Dr Nadine El-Enany is a Reader in Law and Co-Director for Research on Race and Law at London’s Birkbeck School of Law. Her career to date has involved researching and working around immigration, asylum, criminal justice and protest-related legislation. As per a recent lecture at UCL in which she introduced evidence around health inequalities, her current focus is the racialised effects of air pollution, which she considers a government-sanctioned crime. She also says the legal system isn’t currently designed to properly hold parties accountable for verdicts like unlawful death, because tangible regulatory or legal changes rarely seem to be the end result. 

‘[Air pollution] is a sort of slow form of violence – cumulative exposure to poison in the air leading to one’s deaths from what may be described, much later in life or at some point in life, as an underlying health condition like asthma. Well, OK, but what caused that asthma?,’ she asks rhetorically. ‘I think it’s an important question because if what we’re interested in is preventing these deaths, we need to acknowledge the causes. 

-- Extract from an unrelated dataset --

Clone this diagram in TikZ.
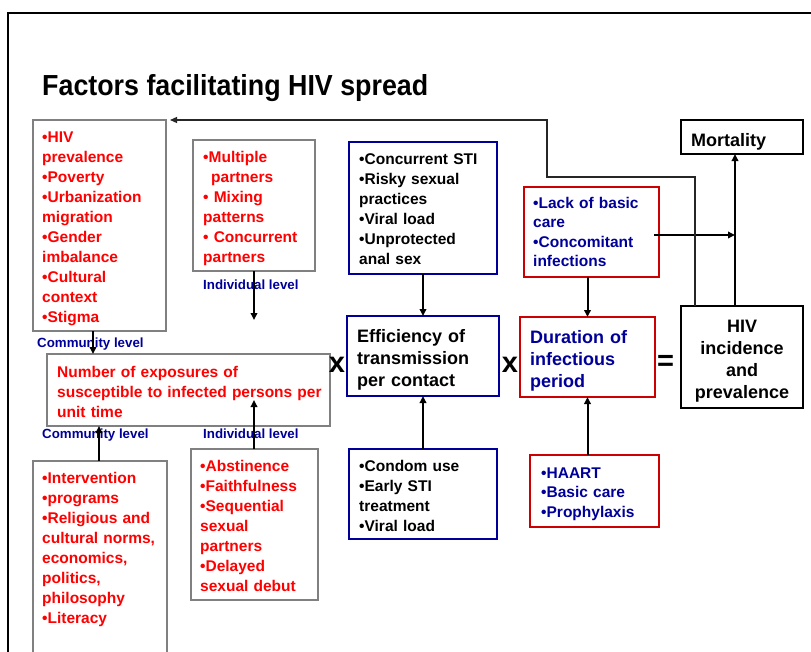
\documentclass[tikz,border=0pt]{standalone}
\usepackage{fontspec}
\setmainfont{Liberation Sans}
\usepackage{graphicx}
\usetikzlibrary{arrows.meta}
\definecolor{navy}{RGB}{0,0,153}
\definecolor{boxred}{RGB}{204,0,0}
\definecolor{boxgray}{RGB}{128,128,128}
\definecolor{txtred}{RGB}{255,0,0}
\newcommand{\mkbox}[6]{\node[#2, minimum width={#5-#3}, minimum height={#6-#4}] (#1) at ({(#3+#5)/2},{(#4+#6)/2}) {};}
\begin{document}
\begin{tikzpicture}[x=1pt,y=-1pt,
 bx/.style={rectangle, inner sep=0pt, outer sep=0pt, line width=2.5pt},
 gbox/.style={bx, draw=boxgray},
 bbox/.style={bx, draw=navy},
 rbox/.style={bx, draw=boxred},
 kbox/.style={bx, draw=black},
 lst/.style={anchor=base west, inner sep=0pt, text width=320pt, align=left, font=\fontsize{15.5}{20}\selectfont\bfseries},
 lstb/.style={lst, font=\fontsize{15.5}{19.5}\selectfont\bfseries},
 big/.style={anchor=base west, inner sep=0pt, text width=200pt, align=left, font=\fontsize{18}{22}\selectfont\bfseries},
 lvl/.style={anchor=base west, inner sep=0pt, text=navy, font=\fontsize{13.3}{15}\selectfont\bfseries},
 opsign/.style={anchor=base, inner sep=0pt, font=\fontsize{29}{30}\selectfont\bfseries},
 arr/.style={line width=2pt, -{Triangle[length=7pt,width=6.5pt]}},
 thinline/.style={line width=1.2pt, draw=black!85, -{Triangle[length=7pt,width=6pt]}},
]
\useasboundingbox (0,0) rectangle (811,651);
\clip (0,0) rectangle (811,651);
\fill[white] (0,0) rectangle (811,651);
% frame
\draw[line width=1.8pt] (8,700) -- (8,13) -- (830,13);
% title
\node[anchor=base west, inner sep=0pt, font=\fontsize{29}{30}\selectfont\bfseries] (title) at (42,95.5) {\scalebox{0.925}[1]{Factors facilitating HIV spread}};
% boxes
\mkbox{comm1}{gbox}{33}{120}{166}{331}
\mkbox{ind1}{gbox}{193}{140}{315}{271}
\mkbox{num}{gbox}{47}{354}{330}{426}
\mkbox{comm2}{gbox}{33}{461}{167}{665}
\mkbox{ind2}{gbox}{191}{449}{318}{600}
\mkbox{sti}{bbox}{349}{142}{497}{274}
\mkbox{eff}{bbox}{347}{316}{499}{396}
\mkbox{condom}{bbox}{349}{449}{497}{539}
\mkbox{lack}{rbox}{524}{187}{659}{277}
\mkbox{dur}{rbox}{520}{317}{655}{397}
\mkbox{haart}{rbox}{530}{455}{659}{527}
\mkbox{mort}{kbox}{681}{120}{803}{154}
\mkbox{hiv}{kbox}{681}{306}{803}{408}
% texts
\node[lst, text=txtred] (tcomm1) at (42,142) {•HIV\\prevalence\\•Poverty\\•Urbanization\\migration\\•Gender\\imbalance\\•Cultural\\context\\•Stigma};
\node[lst, text=txtred] (tind1) at (203,162) {•Multiple\\\hspace*{8pt}partners\\• Mixing\\patterns\\• Concurrent\\partners};
\node[lst, text=txtred] (tnum) at (57,377.5) {Number of exposures of\\susceptible to infected persons per\\unit time};
\node[lst, text=txtred] (tcomm2) at (42,483) {•Intervention\\•programs\\•Religious and\\cultural norms,\\economics,\\politics,\\philosophy\\•Literacy};
\node[lst, text=txtred] (tind2) at (200,471) {•Abstinence\\•Faithfulness\\•Sequential\\sexual\\partners\\•Delayed\\sexual debut};
\node[lst, text=black] (tsti) at (359,164) {•Concurrent STI\\•Risky sexual\\practices\\•Viral load\\•Unprotected\\anal sex};
\node[big, text=black] (teff) at (357,342) {Efficiency of\\transmission\\per contact};
\node[lst, text=black] (tcondom) at (359,471) {•Condom use\\•Early STI\\treatment\\•Viral load};
\node[big, text=navy] (tdur) at (530,343) {Duration of\\infectious\\period};
\node[lstb, text=navy] (thaart) at (541,478) {•HAART\\•Basic care\\•Prophylaxis};
\node[lstb, text=navy] (tlack) at (533,208) {•Lack of basic\\care\\•Concomitant\\infections};
\node[big, text=black] (tmort) at (691,146) {Mortality};
\node[big, text=black, anchor=base, text width=120pt, align=center] (thiv) at (742,332) {HIV\\incidence\\and\\prevalence};
% level labels
\node[lvl] (lv1) at (37,347) {Community level};
\node[lvl] (lv2) at (203,289) {Individual level};
\node[lvl] (lv3) at (42,438) {Community level};
\node[lvl] (lv4) at (203,438) {Individual level};
% operators
\node[opsign] (op1) at (337,372) {x};
\node[opsign] (op2) at (510,372) {x};
\node[opsign] (op3) at (665.5,370) {=};
% connectors
\coordinate (e2) at (254,320);
\coordinate (e4) at (254,400);
\coordinate (mj) at (735,235);
\draw[arr] ([xshift=-6.5pt]comm1.south) -- ([xshift=-6.5pt]comm1.south |- num.north);
\draw[arr] (ind1.south) -- (e2);
\draw[arr] ([xshift=-1pt]comm2.north) -- ([xshift=-1pt]comm2.north |- num.south);
\draw[arr] (ind2.north -| e4) -- (e4);
\draw[arr] (sti.south) -- (eff.north);
\draw[arr] (condom.north) -- (eff.south);
\draw[arr] (lack.south -| dur.north) -- (dur.north);
\draw[arr] (haart.north -| dur.south) -- (dur.south);
\draw[arr] ([xshift=-7pt]hiv.north) -- ([xshift=-7pt]mort.south);
\draw[arr] ([xshift=-5pt]lack.east |- mj) -- (mj);
\draw[thinline] ([xshift=-47pt]hiv.north) -- ++(0,-129) -- ++(-148,0) |- ([xshift=4pt]comm1.north east);
\end{tikzpicture}
\end{document}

‘It’s not enough to say: ‘this individual died of asthma’, or ‘this individual died of overexposure to air pollution’. That doesn’t really account for why that particular person was made vulnerable to being disproportionately exposed to pollution, and that’s why it’s a question of health inequalities, a term defined as preventable differences in health outcomes between groups separated by factors like geography, socio-economic status or race,’ El-Enany continues. ‘If you’re Black, or from a working class background, you are most likely to live in an area where you are disproportionately exposed [to air pollution].’

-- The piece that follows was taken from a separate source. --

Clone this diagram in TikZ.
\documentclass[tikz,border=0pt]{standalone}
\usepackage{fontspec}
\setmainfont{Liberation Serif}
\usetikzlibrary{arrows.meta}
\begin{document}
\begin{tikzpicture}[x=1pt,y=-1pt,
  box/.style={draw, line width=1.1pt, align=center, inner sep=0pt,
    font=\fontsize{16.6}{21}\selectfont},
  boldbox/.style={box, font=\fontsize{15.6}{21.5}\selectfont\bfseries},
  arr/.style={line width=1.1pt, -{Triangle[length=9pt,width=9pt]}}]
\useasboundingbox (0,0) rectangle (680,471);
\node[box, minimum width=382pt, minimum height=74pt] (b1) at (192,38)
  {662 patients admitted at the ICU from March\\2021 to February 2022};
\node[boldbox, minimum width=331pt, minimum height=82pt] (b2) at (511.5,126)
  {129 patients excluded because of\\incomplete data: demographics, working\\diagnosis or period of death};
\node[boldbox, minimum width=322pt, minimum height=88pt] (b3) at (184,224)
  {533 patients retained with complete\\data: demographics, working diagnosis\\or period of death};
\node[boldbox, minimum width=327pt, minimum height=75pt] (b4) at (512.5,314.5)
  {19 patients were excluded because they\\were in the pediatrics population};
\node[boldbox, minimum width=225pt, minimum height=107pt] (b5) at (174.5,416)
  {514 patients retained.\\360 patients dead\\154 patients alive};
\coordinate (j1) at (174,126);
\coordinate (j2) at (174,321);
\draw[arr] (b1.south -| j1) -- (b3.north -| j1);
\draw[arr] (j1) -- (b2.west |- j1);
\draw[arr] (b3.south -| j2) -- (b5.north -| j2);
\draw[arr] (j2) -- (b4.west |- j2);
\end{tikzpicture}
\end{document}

El-Enany is keen to express admiration and appreciation for the efforts of Rosamund Kissi-Debrah, whose nine-year-old daughter, Ella, tragically became the first British person to have air pollution listed on their death certificate. The product of years spent campaigning for amendments to the initial coroner’s report, those efforts have directly fed into the Clean Air Bill, or Ella’s Law, which recently passed the House of Lords Committee Stage. 

Our toxic atmosphere is now recognised as fatal, meaning policymakers must step up. But what lies at the root of its uneven impact often remains ignored. For El-Enany, and Kissi-Debrah, who has not stopped campaigning even after the updated verdict, only when these causes are approached head on will real justice be served. 

‘The coroner doesn’t look at structural inequalities, histories of colonialism, transatlantic slave trade,’ says El-Enany. ‘They don’t look at how people come to find themselves in the conditions they find themselves in today. They don’t think about how race might affect where you live, whether you might be more likely to die of asthma because you breathed dangerous levels of pollution.’ 

Public awareness of how these communities have consistently been systemically failed is arguably rising, with Grenfell Tower, Covid-19’s uneven death toll, and November’s ruling two-year-old Awaab Ishak died due to conditions at his mould-infested Rochdale home reiterate this point and are impossible to forget. Now those with power need to respond by reaching out, listening to, and working with those that clearly need assistance – the only way to champion genuine long-term solutions.